Ms. Riley: Yeah, I just want to say something about the three-year college costs. You know it’s funny, if you go back to the 1970s, which we’ve been thinking about a lot lately, a lot of colleges actually reduced the length of their semesters, and they said this was to save costs for parents. But of course, the semesters stayed shorter, so kids got less education overall. And the prices never went down. So I think you also have to kind of take these big ideas from schools about saving you money with a grain of salt.
Gigot: The likelihood is that they’d find a way to charge the same amount anyway, even if you only went for three years.
Ms. Riley: Exactly. That’s exactly right.
Henninger: But you get a year earlier to start work and pay back those loans.
Gigot: That would be the benefit. It’s an opportunity cost would be lower. But Dan, the government is going to–isn’t going to change any of this. If anything, they’re increasing the subsidies. they want to make Pell Grants an entitlement. Right now, it has to be passed with annual appropriation. They want to make it automatic.
Henninger: Yeah, and, you know, there is a social aspect to this as well. It’s pretty well proven that the payoff to a college education is higher lifetime earnings. The demand for college now is tremendous. People are just going to these colleges. Probably what we need is either online colleges or more colleges to meet the supply.

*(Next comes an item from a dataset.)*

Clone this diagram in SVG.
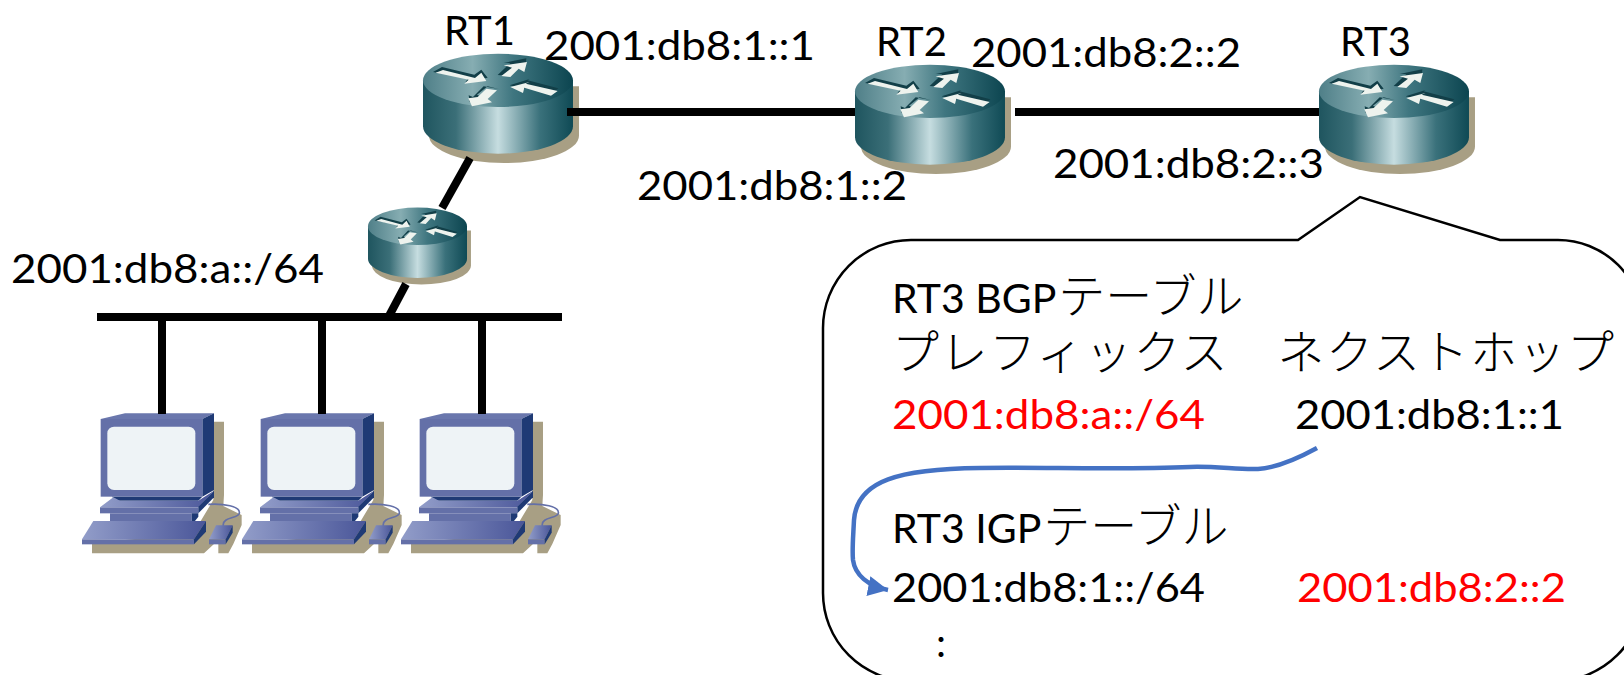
<svg xmlns="http://www.w3.org/2000/svg" xmlns:xlink="http://www.w3.org/1999/xlink" width="1624" height="675" viewBox="0 0 1624 675">
<style>
text{font-family:"Lato","Carlito","Noto Sans CJK JP",sans-serif;font-size:40px;fill:#000}
.t41{font-size:41px}
.jp{font-family:"Noto Sans CJK JP",sans-serif;font-weight:300;font-size:47px}
.red{fill:#f00}
.link{stroke:#000;stroke-width:8;fill:none}
.shadow{fill:#a89f84}
.arw{fill:#eef3ee}
.arwd{fill:#123f48}
.dk{fill:#1f3a75}
.fr{fill:#6470a8}
</style>
<defs>
<linearGradient id="gTop" x1="0" x2="1" y1="0" y2="0"><stop offset="0" stop-color="#4f7f88"/><stop offset=".33" stop-color="#86adb2"/><stop offset=".6" stop-color="#3f7680"/><stop offset="1" stop-color="#0c4550"/></linearGradient>
<linearGradient id="gSide" x1="0" x2="1" y1="0" y2="0"><stop offset="0" stop-color="#1f555f"/><stop offset=".22" stop-color="#3b6f78"/><stop offset=".5" stop-color="#c6dde0"/><stop offset=".78" stop-color="#3a717b"/><stop offset="1" stop-color="#0f4a55"/></linearGradient>
<linearGradient id="gDeck" x1="0" x2="1" y1="0" y2="0"><stop offset="0" stop-color="#929dc9"/><stop offset="1" stop-color="#4a5699"/></linearGradient>
<marker id="ah" markerUnits="userSpaceOnUse" markerWidth="22" markerHeight="22" refX="20" refY="10" orient="auto"><path d="M0,0L20,10L0,20Z" fill="#4472c4"/></marker>
<g id="router">
<path class="shadow" d="M18,150V248A225,82 0 0 0 468,248V100L18,100Z"/>
<path d="M0,82V220A225,82 0 0 0 450,220V82Z" fill="url(#gSide)"/>
<ellipse cx="225" cy="82" rx="225" ry="80" fill="url(#gTop)"/>
<g transform="translate(-68,-38)">
<path class="arwd" d="M98,95L125,80L222,103L243,88L262,112L195,126L205,112Z"/>
<path class="arw" d="M106,97L128,89L224,113L243,97L258,122L192,130L205,118Z"/>
<path class="arwd" d="M292,104L330,68L310,68L378,54L376,76L360,72L325,106Z"/>
<path class="arw" d="M303,107L335,82L310,75L380,65L372,95L355,85L330,110Z"/>
<path class="arwd" d="M474,144L458,158L378,132L372,146L328,135L388,116L382,120Z"/>
<path class="arw" d="M472,152L452,166L372,142L368,158L330,140L388,125L376,130Z"/>
<path class="arwd" d="M295,146L262,138L230,163L262,178L208,185L205,165L218,170L250,138Z"/>
<path class="arw" d="M290,150L258,145L232,170L204,174L215,198L275,186L262,176Z"/>
</g>
</g>
<g id="pc" transform="scale(.33333)">
<path class="shadow" d="M400,65H432V285L430,318L485,345V375L460,432L445,460H415V420L372,460H36V430L340,400L400,300Z"/>
<path d="M385,313C430,310 482,318 478,340C475,356 425,350 430,378" fill="none" stroke="#6470a8" stroke-width="5"/>
<path d="M62,57L135,40H402L367,57Z" fill="#6a77ad"/>
<path class="dk" d="M367,57L402,40V270L367,290Z"/>
<rect class="fr" x="62" y="57" width="305" height="233"/>
<rect x="82" y="80" width="264" height="190" rx="20" fill="#eef3f6"/>
<path class="dk" d="M95,290H367L355,302H115Z"/>
<path d="M60,322L100,292L120,302H355L402,272L355,322Z" fill="url(#gDeck)"/>
<rect class="fr" x="60" y="322" width="295" height="18"/>
<path class="dk" d="M355,320L402,272V292L355,340Z"/>
<rect class="fr" x="90" y="340" width="245" height="23"/>
<path class="dk" d="M335,340H355V350L345,363H335Z"/>
<path d="M6,418L40,363H378L342,418Z" fill="url(#gDeck)"/>
<rect class="fr" x="6" y="418" width="336" height="15"/>
<path class="dk" d="M342,418L378,363V395L342,433Z"/>
<path d="M387,418L408,376H458L437,418Z" fill="url(#gDeck)"/>
<rect class="fr" x="387" y="418" width="50" height="15"/>
<path class="dk" d="M437,418L458,376V398L437,433Z"/>
</g>
</defs>

<g id="rt1"><use xlink:href="#router" href="#router" transform="translate(423,53) scale(.3333)"/></g>
<g id="rt2"><use xlink:href="#router" href="#router" transform="translate(855,64) scale(.3333)"/></g>
<g id="rt3"><use xlink:href="#router" href="#router" transform="translate(1319,64) scale(.3333)"/></g>
<g id="rt-small"><use xlink:href="#router" href="#router" transform="translate(368,207) scale(.22,.235)"/></g>

<g id="pc1"><use xlink:href="#pc" href="#pc" transform="translate(80,400)"/></g>
<g id="pc2"><use xlink:href="#pc" href="#pc" transform="translate(240,400)"/></g>
<g id="pc3"><use xlink:href="#pc" href="#pc" transform="translate(399,400)"/></g>

<g id="connectors">
<path class="link" d="M567,112H855"/>
<path class="link" d="M1015,112H1319"/>
<path class="link" d="M470,158L442,208"/>
<path class="link" d="M406,284L389,316"/>
<path class="link" d="M97,317H562"/>
<path class="link" d="M162,317V414"/>
<path class="link" d="M322,317V414"/>
<path class="link" d="M482,317V414"/>
</g>

<g id="addr-labels">
<text x="444" y="45">RT1</text>
<text x="876" y="56">RT2</text>
<text x="1340" y="56">RT3</text>
<text x="544" y="60" textLength="271" lengthAdjust="spacingAndGlyphs">2001:db8:1::1</text>
<text x="971" y="67" textLength="270" lengthAdjust="spacingAndGlyphs">2001:db8:2::2</text>
<text x="637" y="200" textLength="270" lengthAdjust="spacingAndGlyphs">2001:db8:1::2</text>
<text x="1053" y="178" textLength="271" lengthAdjust="spacingAndGlyphs">2001:db8:2::3</text>
<text x="11" y="283" textLength="313" lengthAdjust="spacingAndGlyphs">2001:db8:a::/64</text>
</g>

<g id="callout">
<path d="M911,240H1298L1360,197L1500,240H1558A85,85 0 0 1 1643,325V593A88,88 0 0 1 1555,681H911A88,88 0 0 1 823,593V328A88,88 0 0 1 911,240Z" fill="#fff" stroke="#000" stroke-width="2.5"/>
<text x="892" y="313" class="t41">RT3 BGP<tspan class="jp" dx="2">テーブル</tspan></text>
<text x="892" y="369" class="jp" textLength="722">プレフィックス　ネクストホップ</text>
<text x="892" y="429" class="red" textLength="313" lengthAdjust="spacingAndGlyphs">2001:db8:a::/64</text>
<text x="1295" y="429" textLength="269" lengthAdjust="spacingAndGlyphs">2001:db8:1::1</text>
<text x="892" y="543" class="t41">RT3 IGP<tspan class="jp" dx="2">テーブル</tspan></text>
<text x="892" y="602" textLength="313" lengthAdjust="spacingAndGlyphs">2001:db8:1::/64</text>
<text x="1297" y="602" class="red" textLength="269" lengthAdjust="spacingAndGlyphs">2001:db8:2::2</text>
<text x="936" y="657">:</text>
</g>

<g id="arrow-connector">
<path d="M1317,448C1295,460 1275,468 1258,469C1240,470 1215,466 1190,467C1120,470 1040,467 980,468C900,469 857,480 854,520C853,540 852,550 853,560C855,575 868,586 888,590" fill="none" stroke="#4472c4" stroke-width="4.5" marker-end="url(#ah)"/>
</g>
</svg>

Gigot: But which college doesn’t necessarily help, does it?
Ms. Riley: No, no. There are a lot of studies that show, if you are a person who got into both Harvard and, say, the University of Arkansas, and you chose the University of Arkansas, your lifetime earnings would not be that much different. Of course one solution is just improving K-12 education.
Gigot: That would help enormously. And you might get higher returns on people who then don’t go to college or go to community colleges.
Ms. Riley: Yeah, the way it used to be.